Panahi zieht sich auf die Rolle des Übersetzers zurück
Panahi bleibt oftmals lieber im Auto sitzen oder zieht sich auf die Rolle des Übersetzers zurück. Man hat das Gefühl, dass er in diese Sache nicht allzu stark involviert werden möchte. Jafari dagegen scheint immer mehr in die ländliche Realität einzutauchen. Ihre Fragen nach Marziyeh stoßen allerdings auf eine Mauer des Schweigens. Das Mädchen, das offensichtlich seit Tagen verschwunden ist, habe das Ansehen der Familie beschädigt, heißt es. Ihr älterer Bruder tobt wie ein Wilder; in ihm findet sich die patriarchale Kultur geradezu hysterisch verkörpert.
Das dritte Gesicht im Film zeigt sich nicht. Es gehört einer ehemaligen Schauspielerin und Sängerin, die verarmt ist und im Dorf sozial geächtet wird. Sie sei voller Wut auf Filmemacher im Allgemeinen, nicht nur auf die des Kinos vor der Revolution, bringt Jafari in Erfahrung – „die sind doch alle gleich“. Nur einmal sieht man sie durch einen Zaun beim Malen in der Natur, sehr weit weg und nur von hinten.
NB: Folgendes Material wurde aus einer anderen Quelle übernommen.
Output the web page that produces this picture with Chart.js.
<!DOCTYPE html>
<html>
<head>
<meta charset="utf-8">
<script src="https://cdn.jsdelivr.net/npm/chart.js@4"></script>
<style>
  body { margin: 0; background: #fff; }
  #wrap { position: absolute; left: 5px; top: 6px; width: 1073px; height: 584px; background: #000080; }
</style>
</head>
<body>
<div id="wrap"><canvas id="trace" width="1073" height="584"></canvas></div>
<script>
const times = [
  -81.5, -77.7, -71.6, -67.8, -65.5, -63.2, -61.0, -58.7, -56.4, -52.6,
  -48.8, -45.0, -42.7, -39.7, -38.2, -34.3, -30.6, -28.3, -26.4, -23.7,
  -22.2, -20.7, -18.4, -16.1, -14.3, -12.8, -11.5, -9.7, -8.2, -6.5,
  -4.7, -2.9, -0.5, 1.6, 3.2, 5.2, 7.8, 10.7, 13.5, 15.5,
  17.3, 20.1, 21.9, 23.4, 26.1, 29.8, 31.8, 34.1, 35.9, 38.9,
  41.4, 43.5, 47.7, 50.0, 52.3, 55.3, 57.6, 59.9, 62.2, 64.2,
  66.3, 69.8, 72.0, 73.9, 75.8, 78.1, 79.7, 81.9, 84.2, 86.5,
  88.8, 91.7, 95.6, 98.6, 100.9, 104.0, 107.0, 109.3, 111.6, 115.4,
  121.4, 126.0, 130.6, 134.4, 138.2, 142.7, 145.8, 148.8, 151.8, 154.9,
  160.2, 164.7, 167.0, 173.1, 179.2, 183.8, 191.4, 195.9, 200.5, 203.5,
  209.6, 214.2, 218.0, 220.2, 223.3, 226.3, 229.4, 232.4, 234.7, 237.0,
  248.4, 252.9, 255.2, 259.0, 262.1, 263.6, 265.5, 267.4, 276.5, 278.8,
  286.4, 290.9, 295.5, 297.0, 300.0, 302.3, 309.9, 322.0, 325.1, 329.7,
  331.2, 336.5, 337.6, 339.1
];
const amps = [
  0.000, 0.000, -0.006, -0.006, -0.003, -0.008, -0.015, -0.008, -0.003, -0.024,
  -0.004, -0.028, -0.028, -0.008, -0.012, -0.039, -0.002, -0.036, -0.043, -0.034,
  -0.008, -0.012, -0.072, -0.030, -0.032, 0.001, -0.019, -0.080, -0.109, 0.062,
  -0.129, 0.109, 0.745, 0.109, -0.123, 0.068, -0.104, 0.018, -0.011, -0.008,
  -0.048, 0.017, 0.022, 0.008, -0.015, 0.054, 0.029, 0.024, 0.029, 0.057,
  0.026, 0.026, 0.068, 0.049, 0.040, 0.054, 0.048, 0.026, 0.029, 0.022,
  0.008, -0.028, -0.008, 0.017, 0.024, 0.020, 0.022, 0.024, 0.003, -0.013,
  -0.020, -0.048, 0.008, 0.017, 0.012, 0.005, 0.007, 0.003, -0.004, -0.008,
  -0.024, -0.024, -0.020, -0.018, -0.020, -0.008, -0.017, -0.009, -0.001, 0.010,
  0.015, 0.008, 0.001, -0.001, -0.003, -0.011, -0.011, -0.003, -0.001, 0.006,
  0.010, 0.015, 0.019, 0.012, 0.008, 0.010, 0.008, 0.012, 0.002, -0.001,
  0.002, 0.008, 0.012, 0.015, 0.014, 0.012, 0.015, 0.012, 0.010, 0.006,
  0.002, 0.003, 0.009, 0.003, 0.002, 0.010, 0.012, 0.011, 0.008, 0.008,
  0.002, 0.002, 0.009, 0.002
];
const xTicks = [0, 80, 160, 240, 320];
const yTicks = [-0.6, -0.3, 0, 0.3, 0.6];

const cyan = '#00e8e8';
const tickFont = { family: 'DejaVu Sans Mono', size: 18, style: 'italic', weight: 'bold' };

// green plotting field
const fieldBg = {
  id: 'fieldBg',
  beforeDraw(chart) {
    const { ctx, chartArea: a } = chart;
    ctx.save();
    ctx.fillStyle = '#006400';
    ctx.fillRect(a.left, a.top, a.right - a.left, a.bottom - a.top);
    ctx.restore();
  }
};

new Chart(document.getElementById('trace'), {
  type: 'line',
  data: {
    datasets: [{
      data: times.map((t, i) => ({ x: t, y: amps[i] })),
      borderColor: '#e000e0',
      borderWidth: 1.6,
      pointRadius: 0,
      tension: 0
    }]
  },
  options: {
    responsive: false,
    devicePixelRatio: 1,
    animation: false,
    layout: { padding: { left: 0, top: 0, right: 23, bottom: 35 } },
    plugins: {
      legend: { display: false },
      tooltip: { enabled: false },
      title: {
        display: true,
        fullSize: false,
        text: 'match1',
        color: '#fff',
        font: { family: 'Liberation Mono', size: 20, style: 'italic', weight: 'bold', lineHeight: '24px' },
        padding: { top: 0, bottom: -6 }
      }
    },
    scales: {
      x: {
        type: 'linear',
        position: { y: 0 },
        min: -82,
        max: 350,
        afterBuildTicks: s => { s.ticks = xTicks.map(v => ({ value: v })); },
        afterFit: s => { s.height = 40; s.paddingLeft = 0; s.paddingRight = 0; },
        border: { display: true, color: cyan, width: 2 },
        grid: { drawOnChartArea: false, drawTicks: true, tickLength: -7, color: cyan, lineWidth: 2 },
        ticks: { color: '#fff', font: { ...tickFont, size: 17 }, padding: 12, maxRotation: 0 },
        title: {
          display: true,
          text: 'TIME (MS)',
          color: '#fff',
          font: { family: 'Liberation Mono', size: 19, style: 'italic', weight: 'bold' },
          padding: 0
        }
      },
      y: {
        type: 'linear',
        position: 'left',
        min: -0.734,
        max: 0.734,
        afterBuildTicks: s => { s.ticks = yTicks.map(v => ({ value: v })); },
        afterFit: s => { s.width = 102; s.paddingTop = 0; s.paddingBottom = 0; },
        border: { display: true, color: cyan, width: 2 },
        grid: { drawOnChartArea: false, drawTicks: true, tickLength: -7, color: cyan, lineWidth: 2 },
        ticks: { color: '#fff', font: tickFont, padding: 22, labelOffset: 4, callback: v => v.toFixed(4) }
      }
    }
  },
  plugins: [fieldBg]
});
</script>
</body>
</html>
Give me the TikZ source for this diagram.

Diese Einstellung strahlt etwas Friedvolles und gleichzeitig etwas seltsam Eigenes, fast Widerspenstiges aus – nicht nur an dieser Stelle zeigt sich, dass sich die drei Frauenfiguren für einfache Zuschreibungen kaum eignen.
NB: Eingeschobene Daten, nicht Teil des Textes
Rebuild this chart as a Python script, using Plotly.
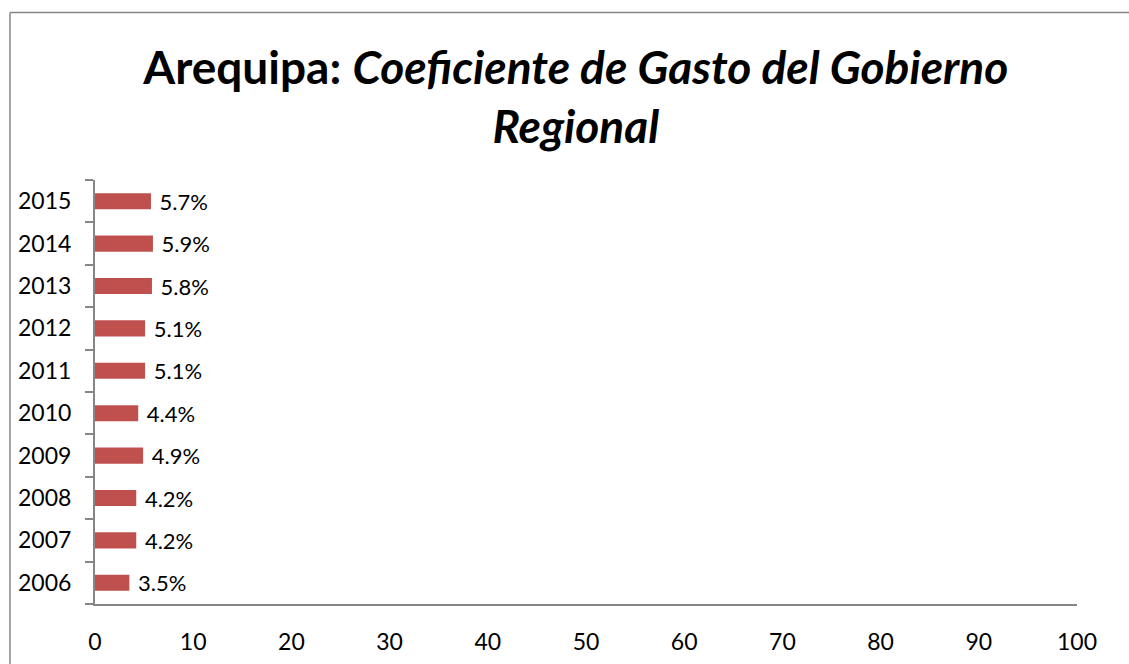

Das widerständige Potential der Frauen im Iran
Im Vergleich zu dem quirligen, wortreichen Vorgänger „Taxi Teheran“ ist „Drei Gesichter“ deutlich in sich gekehrter. Während Panahi zuvor seine eigene Marginalisierung vor dem Hintergrund eines möglichst breiten Panoramas der politischen und gesellschaftlichen Äußerung im Iran thematisierte, nimmt er sich jetzt als Figur stark zurück. Sein Blick gilt vor allem den Eigengesetzlichkeiten des ländlichen Raums – und den widerständigen Potentialen der drei Frauen. In der Figur der jungen Marziyeh verbindet sich das mit der Macht der Bilder. Auch ihr Video ist schließlich ein Film – ein sehr wirkungsvoller zudem.